Stored dataset items:
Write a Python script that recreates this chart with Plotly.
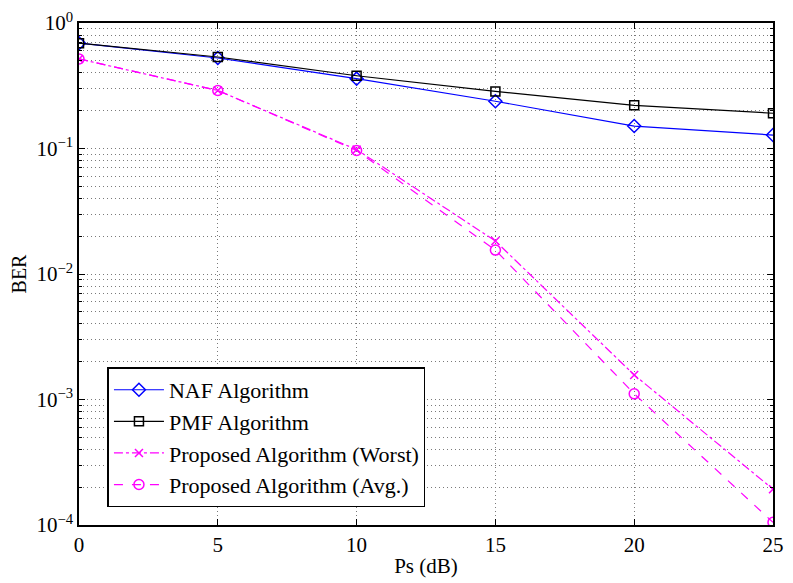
import plotly.graph_objects as go

ps_db = [0, 5, 10, 15, 20, 25]
ber_naf = [0.69, 0.526, 0.36, 0.238, 0.151, 0.128]
ber_pmf = [0.69, 0.536, 0.38, 0.285, 0.221, 0.191]
ber_worst = [0.517, 0.29, 0.098, 0.0183, 0.00157, 0.000193]
ber_avg = [0.517, 0.29, 0.0964, 0.0155, 0.00111, 0.000105]

y_tickvals = [1, 0.1, 0.01, 0.001, 0.0001]
y_ticktext = ["10<sup>0</sup>", "10<sup>−1</sup>", "10<sup>−2</sup>", "10<sup>−3</sup>", "10<sup>−4</sup>"]
x_tickvals = [0, 5, 10, 15, 20, 25]

font_family = "Liberation Serif"

fig = go.Figure()
fig.add_trace(go.Scatter(
    x=ps_db, y=ber_naf, name="NAF Algorithm", mode="lines+markers",
    line=dict(color="#0000ff", width=1.2),
    marker=dict(symbol="diamond-open", size=10, color="#0000ff", line=dict(width=1.5)),
))
fig.add_trace(go.Scatter(
    x=ps_db, y=ber_pmf, name="PMF Algorithm", mode="lines+markers",
    line=dict(color="#000000", width=1.2),
    marker=dict(symbol="square-open", size=9, color="#000000", line=dict(width=1.5)),
))
fig.add_trace(go.Scatter(
    x=ps_db, y=ber_worst, name="Proposed Algorithm (Worst)", mode="lines+markers",
    line=dict(color="#ff00ff", width=1.2, dash="dashdot"),
    marker=dict(symbol="x-thin-open", size=8, color="#ff00ff", line=dict(width=1.5, color="#ff00ff")),
))
fig.add_trace(go.Scatter(
    x=ps_db, y=ber_avg, name="Proposed Algorithm (Avg.)", mode="lines+markers",
    line=dict(color="#ff00ff", width=1.2, dash="dash"),
    marker=dict(symbol="circle-open", size=10, color="#ff00ff", line=dict(width=1.5)),
))

grid_color = "#7a7a7a"
grid_dash = "1px,3px"
fig.update_layout(
    width=793, height=583,
    margin=dict(l=79, r=9, t=18, b=55),
    paper_bgcolor="white", plot_bgcolor="white",
    font=dict(family=font_family, size=20, color="black"),
    showlegend=True,
    legend=dict(
        x=0.041, y=0.035, xanchor="left", yanchor="bottom",
        bgcolor="white", bordercolor="black", borderwidth=1.5,
        font=dict(family=font_family, size=22, color="black"),
        tracegroupgap=0, itemwidth=50,
    ),
    xaxis=dict(
        range=[0, 25], tickvals=x_tickvals, ticks="inside", ticklen=6,
        tickcolor="black", showline=True, linecolor="black", linewidth=1.5,
        mirror="allticks", showgrid=True, gridcolor=grid_color, griddash=grid_dash,
        gridwidth=1, zeroline=False,
        title=dict(text="Ps (dB)", standoff=2, font=dict(size=21)),
        tickfont=dict(size=21),
    ),
    yaxis=dict(
        type="log", range=[-4, 0], tickvals=y_tickvals, ticktext=y_ticktext,
        ticks="inside", ticklen=6, tickcolor="black",
        showline=True, linecolor="black", linewidth=1.5, mirror="allticks",
        showgrid=True, gridcolor=grid_color, griddash=grid_dash, gridwidth=1,
        zeroline=False,
        minor=dict(ticks="inside", ticklen=3, tickcolor="black", dtick="D1",
                   showgrid=True, gridcolor=grid_color, griddash=grid_dash, gridwidth=1),
        title=dict(text="BER", standoff=4, font=dict(size=20)),
        tickfont=dict(size=21),
    ),
)

fig.write_html("out.html")
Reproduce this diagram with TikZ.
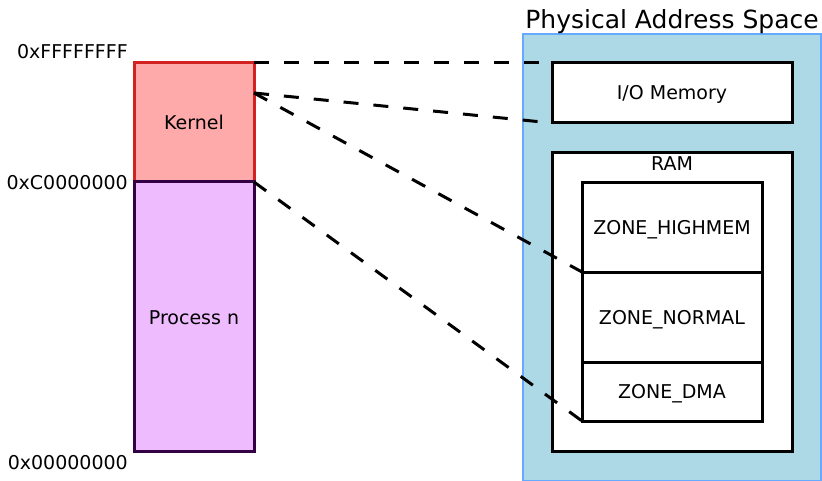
\documentclass[tikz,border=0pt]{standalone}
\usepackage{fontspec}
\setmainfont{DejaVu Sans}
\begin{document}
\begin{tikzpicture}[x=1pt,y=-1pt,
  txt/.style={font=\fontsize{19}{23}\selectfont, inner sep=0pt, text height=13.85pt, text depth=0pt},
  box/.style={draw=black, line width=3pt, fill=white},
  dashline/.style={line width=3pt, dash pattern=on 15pt off 15pt},
]
\useasboundingbox (0,0) rectangle (822,481);
% left column
\draw[line width=3pt, draw={rgb,255:red,210;green,34;blue,34}, fill={rgb,255:red,255;green,170;blue,170}] (134,63) rectangle (254,182);
\draw[line width=3pt, draw={rgb,255:red,51;green,0;blue,68}, fill={rgb,255:red,238;green,187;blue,255}] (134,182) rectangle (254,451);
\node[txt] (kernel) at (194,123) {Kernel};
\node[txt] (proc) at (194,318) {Process n};
\coordinate (kTop) at (254,63);
\coordinate (kMid) at (254,93);
\coordinate (kBot) at (254,182);
\node[txt, anchor=east] (a1) at (128,52) {0xFFFFFFFF};
\node[txt, anchor=east] (a2) at (128,183) {0xC0000000};
\node[txt, anchor=east] (a3) at (128,463) {0x00000000};
% physical address space
\draw[line width=2pt, draw={rgb,255:red,102;green,170;blue,255}, fill={rgb,255:red,173;green,216;blue,230}] (523,34) rectangle (821,481);
\node[font=\fontsize{25}{29}\selectfont, inner sep=0pt, text height=18.2pt, text depth=0pt] (pas) at (672,19) {Physical Address Space};
\draw[box] (552,63) rectangle (792,123);
\node[txt] (io) at (672,93) {I/O Memory};
\coordinate (ioTL) at (552,63);
\coordinate (ioBL) at (552,123);
\draw[box] (552,153) rectangle (792,451);
\node[txt] (ram) at (672,164) {RAM};
\draw[box] (582,183) rectangle (762,272);
\node[txt] (hm) at (672,228) {ZONE\_HIGHMEM};
\draw[box] (582,272) rectangle (762,362);
\node[txt] (nm) at (672,318) {ZONE\_NORMAL};
\draw[box] (582,362) rectangle (762,421);
\node[txt] (dma) at (672,392) {ZONE\_DMA};
\coordinate (hmTL) at (582,272);
\coordinate (dmaBL) at (582,421);
% dashed connectors
\draw[dashline] (kTop) -- (ioTL);
\draw[dashline] (kMid) -- (ioBL);
\draw[dashline] (kMid) -- (hmTL);
\draw[dashline] (kBot) -- (dmaBL);
\end{tikzpicture}
\end{document}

### STATED GOAL
The material above must be printed exactly, with its pictures left out.

### FINAL RESULT
Write a Python script that recreates this chart with Plotly.
import plotly.graph_objects as go

ps_db = [0, 5, 10, 15, 20, 25]
ber_naf = [0.69, 0.526, 0.36, 0.238, 0.151, 0.128]
ber_pmf = [0.69, 0.536, 0.38, 0.285, 0.221, 0.191]
ber_worst = [0.517, 0.29, 0.098, 0.0183, 0.00157, 0.000193]
ber_avg = [0.517, 0.29, 0.0964, 0.0155, 0.00111, 0.000105]

y_tickvals = [1, 0.1, 0.01, 0.001, 0.0001]
y_ticktext = ["10<sup>0</sup>", "10<sup>−1</sup>", "10<sup>−2</sup>", "10<sup>−3</sup>", "10<sup>−4</sup>"]
x_tickvals = [0, 5, 10, 15, 20, 25]

font_family = "Liberation Serif"

fig = go.Figure()
fig.add_trace(go.Scatter(
    x=ps_db, y=ber_naf, name="NAF Algorithm", mode="lines+markers",
    line=dict(color="#0000ff", width=1.2),
    marker=dict(symbol="diamond-open", size=10, color="#0000ff", line=dict(width=1.5)),
))
fig.add_trace(go.Scatter(
    x=ps_db, y=ber_pmf, name="PMF Algorithm", mode="lines+markers",
    line=dict(color="#000000", width=1.2),
    marker=dict(symbol="square-open", size=9, color="#000000", line=dict(width=1.5)),
))
fig.add_trace(go.Scatter(
    x=ps_db, y=ber_worst, name="Proposed Algorithm (Worst)", mode="lines+markers",
    line=dict(color="#ff00ff", width=1.2, dash="dashdot"),
    marker=dict(symbol="x-thin-open", size=8, color="#ff00ff", line=dict(width=1.5, color="#ff00ff")),
))
fig.add_trace(go.Scatter(
    x=ps_db, y=ber_avg, name="Proposed Algorithm (Avg.)", mode="lines+markers",
    line=dict(color="#ff00ff", width=1.2, dash="dash"),
    marker=dict(symbol="circle-open", size=10, color="#ff00ff", line=dict(width=1.5)),
))

grid_color = "#7a7a7a"
grid_dash = "1px,3px"
fig.update_layout(
    width=793, height=583,
    margin=dict(l=79, r=9, t=18, b=55),
    paper_bgcolor="white", plot_bgcolor="white",
    font=dict(family=font_family, size=20, color="black"),
    showlegend=True,
    legend=dict(
        x=0.041, y=0.035, xanchor="left", yanchor="bottom",
        bgcolor="white", bordercolor="black", borderwidth=1.5,
        font=dict(family=font_family, size=22, color="black"),
        tracegroupgap=0, itemwidth=50,
    ),
    xaxis=dict(
        range=[0, 25], tickvals=x_tickvals, ticks="inside", ticklen=6,
        tickcolor="black", showline=True, linecolor="black", linewidth=1.5,
        mirror="allticks", showgrid=True, gridcolor=grid_color, griddash=grid_dash,
        gridwidth=1, zeroline=False,
        title=dict(text="Ps (dB)", standoff=2, font=dict(size=21)),
        tickfont=dict(size=21),
    ),
    yaxis=dict(
        type="log", range=[-4, 0], tickvals=y_tickvals, ticktext=y_ticktext,
        ticks="inside", ticklen=6, tickcolor="black",
        showline=True, linecolor="black", linewidth=1.5, mirror="allticks",
        showgrid=True, gridcolor=grid_color, griddash=grid_dash, gridwidth=1,
        zeroline=False,
        minor=dict(ticks="inside", ticklen=3, tickcolor="black", dtick="D1",
                   showgrid=True, gridcolor=grid_color, griddash=grid_dash, gridwidth=1),
        title=dict(text="BER", standoff=4, font=dict(size=20)),
        tickfont=dict(size=21),
    ),
)

fig.write_html("out.html")
Reproduce this diagram with TikZ.
\documentclass[tikz,border=0pt]{standalone}
\usepackage{fontspec}
\setmainfont{DejaVu Sans}
\begin{document}
\begin{tikzpicture}[x=1pt,y=-1pt,
  txt/.style={font=\fontsize{19}{23}\selectfont, inner sep=0pt, text height=13.85pt, text depth=0pt},
  box/.style={draw=black, line width=3pt, fill=white},
  dashline/.style={line width=3pt, dash pattern=on 15pt off 15pt},
]
\useasboundingbox (0,0) rectangle (822,481);
% left column
\draw[line width=3pt, draw={rgb,255:red,210;green,34;blue,34}, fill={rgb,255:red,255;green,170;blue,170}] (134,63) rectangle (254,182);
\draw[line width=3pt, draw={rgb,255:red,51;green,0;blue,68}, fill={rgb,255:red,238;green,187;blue,255}] (134,182) rectangle (254,451);
\node[txt] (kernel) at (194,123) {Kernel};
\node[txt] (proc) at (194,318) {Process n};
\coordinate (kTop) at (254,63);
\coordinate (kMid) at (254,93);
\coordinate (kBot) at (254,182);
\node[txt, anchor=east] (a1) at (128,52) {0xFFFFFFFF};
\node[txt, anchor=east] (a2) at (128,183) {0xC0000000};
\node[txt, anchor=east] (a3) at (128,463) {0x00000000};
% physical address space
\draw[line width=2pt, draw={rgb,255:red,102;green,170;blue,255}, fill={rgb,255:red,173;green,216;blue,230}] (523,34) rectangle (821,481);
\node[font=\fontsize{25}{29}\selectfont, inner sep=0pt, text height=18.2pt, text depth=0pt] (pas) at (672,19) {Physical Address Space};
\draw[box] (552,63) rectangle (792,123);
\node[txt] (io) at (672,93) {I/O Memory};
\coordinate (ioTL) at (552,63);
\coordinate (ioBL) at (552,123);
\draw[box] (552,153) rectangle (792,451);
\node[txt] (ram) at (672,164) {RAM};
\draw[box] (582,183) rectangle (762,272);
\node[txt] (hm) at (672,228) {ZONE\_HIGHMEM};
\draw[box] (582,272) rectangle (762,362);
\node[txt] (nm) at (672,318) {ZONE\_NORMAL};
\draw[box] (582,362) rectangle (762,421);
\node[txt] (dma) at (672,392) {ZONE\_DMA};
\coordinate (hmTL) at (582,272);
\coordinate (dmaBL) at (582,421);
% dashed connectors
\draw[dashline] (kTop) -- (ioTL);
\draw[dashline] (kMid) -- (ioBL);
\draw[dashline] (kMid) -- (hmTL);
\draw[dashline] (kBot) -- (dmaBL);
\end{tikzpicture}
\end{document}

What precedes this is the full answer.